● Records supplied
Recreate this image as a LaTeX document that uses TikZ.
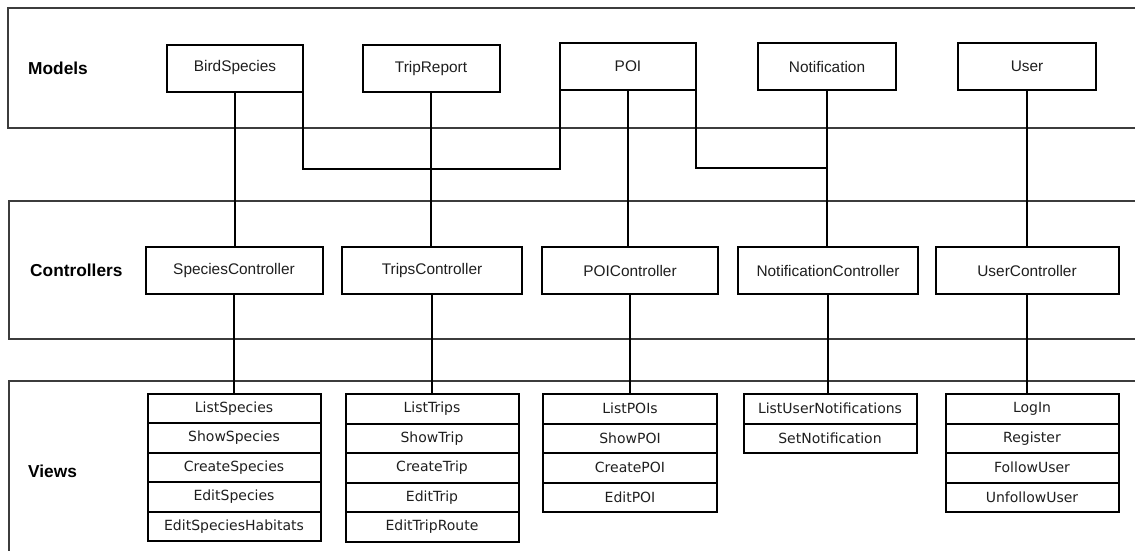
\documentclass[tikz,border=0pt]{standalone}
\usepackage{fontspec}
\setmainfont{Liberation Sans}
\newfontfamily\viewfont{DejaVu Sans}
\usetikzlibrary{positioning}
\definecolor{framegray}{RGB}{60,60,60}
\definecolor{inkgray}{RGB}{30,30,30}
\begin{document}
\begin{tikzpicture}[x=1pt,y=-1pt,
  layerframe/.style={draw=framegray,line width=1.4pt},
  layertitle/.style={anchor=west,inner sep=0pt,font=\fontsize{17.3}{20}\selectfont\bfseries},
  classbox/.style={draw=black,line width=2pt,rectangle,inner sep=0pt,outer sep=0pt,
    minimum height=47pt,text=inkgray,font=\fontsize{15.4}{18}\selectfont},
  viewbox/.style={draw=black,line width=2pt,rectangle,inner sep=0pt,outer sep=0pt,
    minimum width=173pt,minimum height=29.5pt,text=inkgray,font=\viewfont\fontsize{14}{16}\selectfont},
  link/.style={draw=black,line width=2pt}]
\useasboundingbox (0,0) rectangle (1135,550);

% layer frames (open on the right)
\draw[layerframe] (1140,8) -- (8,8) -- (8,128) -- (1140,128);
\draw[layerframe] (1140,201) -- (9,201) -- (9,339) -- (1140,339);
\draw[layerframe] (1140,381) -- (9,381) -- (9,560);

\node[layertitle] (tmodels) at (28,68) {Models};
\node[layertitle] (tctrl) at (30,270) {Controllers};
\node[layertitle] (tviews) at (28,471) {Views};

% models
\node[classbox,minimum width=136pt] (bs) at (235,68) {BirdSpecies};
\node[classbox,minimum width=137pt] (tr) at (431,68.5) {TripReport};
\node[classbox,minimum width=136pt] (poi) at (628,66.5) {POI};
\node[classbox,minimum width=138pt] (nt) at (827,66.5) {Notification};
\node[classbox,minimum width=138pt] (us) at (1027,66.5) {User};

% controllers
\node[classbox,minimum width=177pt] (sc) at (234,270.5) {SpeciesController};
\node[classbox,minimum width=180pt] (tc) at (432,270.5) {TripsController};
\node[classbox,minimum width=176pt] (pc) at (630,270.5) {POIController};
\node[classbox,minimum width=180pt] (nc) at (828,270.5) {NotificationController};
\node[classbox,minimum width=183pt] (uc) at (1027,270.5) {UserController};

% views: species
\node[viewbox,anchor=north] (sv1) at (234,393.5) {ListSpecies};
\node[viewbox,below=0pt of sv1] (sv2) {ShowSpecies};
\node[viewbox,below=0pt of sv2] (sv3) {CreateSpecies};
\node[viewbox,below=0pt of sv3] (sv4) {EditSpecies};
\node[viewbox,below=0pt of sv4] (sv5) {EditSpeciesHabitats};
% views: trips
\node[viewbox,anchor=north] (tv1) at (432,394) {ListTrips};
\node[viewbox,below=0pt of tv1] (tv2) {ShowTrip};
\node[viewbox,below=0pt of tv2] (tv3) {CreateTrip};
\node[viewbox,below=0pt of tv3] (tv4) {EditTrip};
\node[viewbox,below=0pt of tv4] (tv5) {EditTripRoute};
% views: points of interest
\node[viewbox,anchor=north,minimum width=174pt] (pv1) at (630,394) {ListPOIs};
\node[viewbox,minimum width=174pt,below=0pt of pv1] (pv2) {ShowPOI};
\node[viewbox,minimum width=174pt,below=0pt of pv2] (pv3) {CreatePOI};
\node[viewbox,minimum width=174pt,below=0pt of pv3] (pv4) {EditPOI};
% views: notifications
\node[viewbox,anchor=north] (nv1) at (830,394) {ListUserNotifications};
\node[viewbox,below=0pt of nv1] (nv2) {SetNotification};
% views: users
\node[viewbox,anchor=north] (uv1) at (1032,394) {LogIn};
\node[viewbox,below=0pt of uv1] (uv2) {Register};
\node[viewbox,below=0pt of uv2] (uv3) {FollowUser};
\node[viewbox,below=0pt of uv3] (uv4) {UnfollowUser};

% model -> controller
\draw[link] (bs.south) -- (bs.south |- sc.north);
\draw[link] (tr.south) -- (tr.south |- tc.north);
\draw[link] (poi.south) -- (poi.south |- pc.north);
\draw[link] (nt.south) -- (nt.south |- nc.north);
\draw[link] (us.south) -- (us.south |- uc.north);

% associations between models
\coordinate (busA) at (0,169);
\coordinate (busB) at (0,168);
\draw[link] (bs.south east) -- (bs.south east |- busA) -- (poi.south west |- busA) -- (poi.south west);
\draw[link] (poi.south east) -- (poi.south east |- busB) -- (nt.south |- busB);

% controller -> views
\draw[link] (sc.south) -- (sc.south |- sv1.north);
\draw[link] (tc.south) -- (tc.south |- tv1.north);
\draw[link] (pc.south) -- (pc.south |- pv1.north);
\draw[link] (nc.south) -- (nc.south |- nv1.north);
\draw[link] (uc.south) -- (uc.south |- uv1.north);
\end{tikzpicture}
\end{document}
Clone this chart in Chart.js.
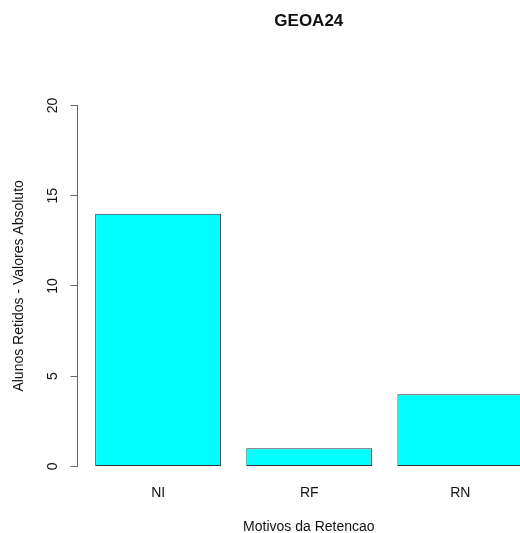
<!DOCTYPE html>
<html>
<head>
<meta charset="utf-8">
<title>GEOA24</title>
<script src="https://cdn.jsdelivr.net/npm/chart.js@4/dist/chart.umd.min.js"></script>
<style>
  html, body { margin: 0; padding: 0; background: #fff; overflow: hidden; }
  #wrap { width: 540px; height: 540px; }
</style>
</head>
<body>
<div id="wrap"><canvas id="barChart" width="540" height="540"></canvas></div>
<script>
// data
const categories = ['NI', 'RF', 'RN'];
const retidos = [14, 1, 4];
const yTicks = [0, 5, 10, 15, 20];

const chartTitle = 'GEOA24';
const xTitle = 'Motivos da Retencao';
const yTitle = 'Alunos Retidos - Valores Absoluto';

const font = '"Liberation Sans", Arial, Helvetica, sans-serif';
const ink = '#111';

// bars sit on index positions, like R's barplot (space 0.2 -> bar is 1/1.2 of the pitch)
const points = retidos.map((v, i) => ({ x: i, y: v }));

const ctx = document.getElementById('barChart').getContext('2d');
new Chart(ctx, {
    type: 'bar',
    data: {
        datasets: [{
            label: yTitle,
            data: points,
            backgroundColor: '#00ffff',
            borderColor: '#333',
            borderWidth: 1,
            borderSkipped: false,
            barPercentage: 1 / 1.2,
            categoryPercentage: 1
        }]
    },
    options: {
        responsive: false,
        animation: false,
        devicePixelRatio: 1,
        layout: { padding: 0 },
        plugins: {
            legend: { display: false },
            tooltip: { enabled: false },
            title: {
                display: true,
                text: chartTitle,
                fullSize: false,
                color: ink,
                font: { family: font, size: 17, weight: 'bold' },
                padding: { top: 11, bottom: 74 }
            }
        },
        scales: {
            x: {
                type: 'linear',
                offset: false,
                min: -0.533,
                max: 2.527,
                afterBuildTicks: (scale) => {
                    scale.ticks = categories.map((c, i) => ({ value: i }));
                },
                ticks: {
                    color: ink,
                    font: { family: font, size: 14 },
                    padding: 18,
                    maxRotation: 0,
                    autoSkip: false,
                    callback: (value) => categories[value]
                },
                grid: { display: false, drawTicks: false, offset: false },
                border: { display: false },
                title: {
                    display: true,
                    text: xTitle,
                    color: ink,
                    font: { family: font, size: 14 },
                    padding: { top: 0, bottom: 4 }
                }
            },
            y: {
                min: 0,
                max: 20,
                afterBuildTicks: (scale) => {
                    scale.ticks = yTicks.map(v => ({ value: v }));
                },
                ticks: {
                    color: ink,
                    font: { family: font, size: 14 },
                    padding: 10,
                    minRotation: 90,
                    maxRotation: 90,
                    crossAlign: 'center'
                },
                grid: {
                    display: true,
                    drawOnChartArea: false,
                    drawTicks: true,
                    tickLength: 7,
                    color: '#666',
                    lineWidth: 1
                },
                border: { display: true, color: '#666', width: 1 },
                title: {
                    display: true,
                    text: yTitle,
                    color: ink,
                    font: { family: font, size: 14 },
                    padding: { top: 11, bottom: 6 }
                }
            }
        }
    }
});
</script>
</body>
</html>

● Aim
Return every line holding the word "this" from the records.

● The solution
Recreate this image as a LaTeX document that uses TikZ.
Clone this chart in Chart.js.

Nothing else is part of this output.